Not to pile on, but Grant was doing a particularly bad job at the time. Under his leadership, the Mets chose to trade Seaver, as well as Dave Kingman and Rusty Staub, rather than re-sign them through free agency, leaving the team bereft of top-flight talent. One could argue, in theory, that taking offers on all three players was the right decision, as Seaver and Staub were on the wrong side of 30 and Kingman was a one-tool player who'd never posted an OBP higher than .302 to that point in his career, but Grant's imperious nature led to deals that were hastily cobbled together and hardly offered the Mets fair value in return. Meanwhile in the Bronx, George Steinbrenner lovingly embraced baseball's free market, assembling an entertaining team that poached many of New York's casual fans and made the city a Yankees town for the first time in a decade.

Birthdays
No Mets players have been born on November 9, though two Hall of Fame talents tangentially related to the team were brought into the world on this date.

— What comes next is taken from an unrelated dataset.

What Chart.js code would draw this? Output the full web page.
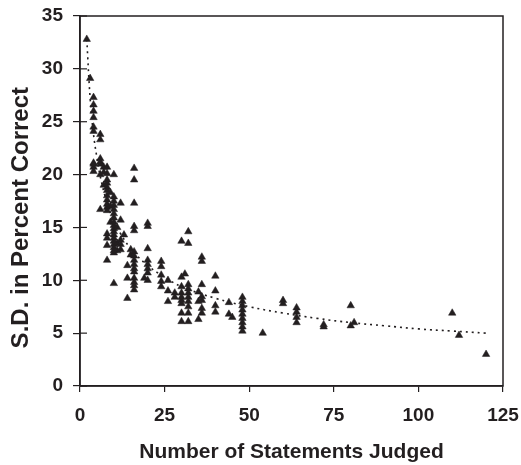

  • Bob Gibson, listed as Pack Robert on his birth certificate, is 77 today. In 1981, six years after retiring and just months before his election to Cooperstown, Hoot joined the staff of Mets' manager Joe Torre as an "attitude coach". By season's end, the team decided an attitude shift was in order and fired Torre and all his lieutenants.
  • Dorrel Norman Elvert Herzog, pictured above, turns 81. Better known as Whitey, Herzog is in the Hall for what he did as manager of New York's chief rival during the 1980s, the hated St. Louis Cardinals. Prior to joining the Redbirds, though, the White Rat built a solid resume as a Mets coach and front office figure. From 1967 to 1972, he served as the team's director of player development, overseeing a minor league system that graduated Jon Matlack, John Milner, and Ken Singleton to the majors. A candidate to helm the Mets in the wake of Gil Hodges's death, Herzog was passed over in favor of Yogi Berra by M. Donald Grant, leading Whitey to say the chairman "doesn't know beans about baseball."

Transactions
The Mets made a savvy pickup on this date in 1967, sending infielder Bob Johnson to the Cincinnati Reds for outfielder Art Shamsky. The power-hitting lefty, who once hit homers in four consecutive plate appearances (and racked up the highest WPA ever in the process) for his old team, socked 42 as a part-time player over the course of four seasons in Flushing.

Amazin'-ly Tenuous Connection
On November 9, 1935, the Committee for Industrial Organization (CIO), the was founded under the guidance labor leader John L. Lewis. Thirty years later, outfielder John J. Lewis hit 15 home runs for the 1965 Mets in a season blissfully free of any labor strife.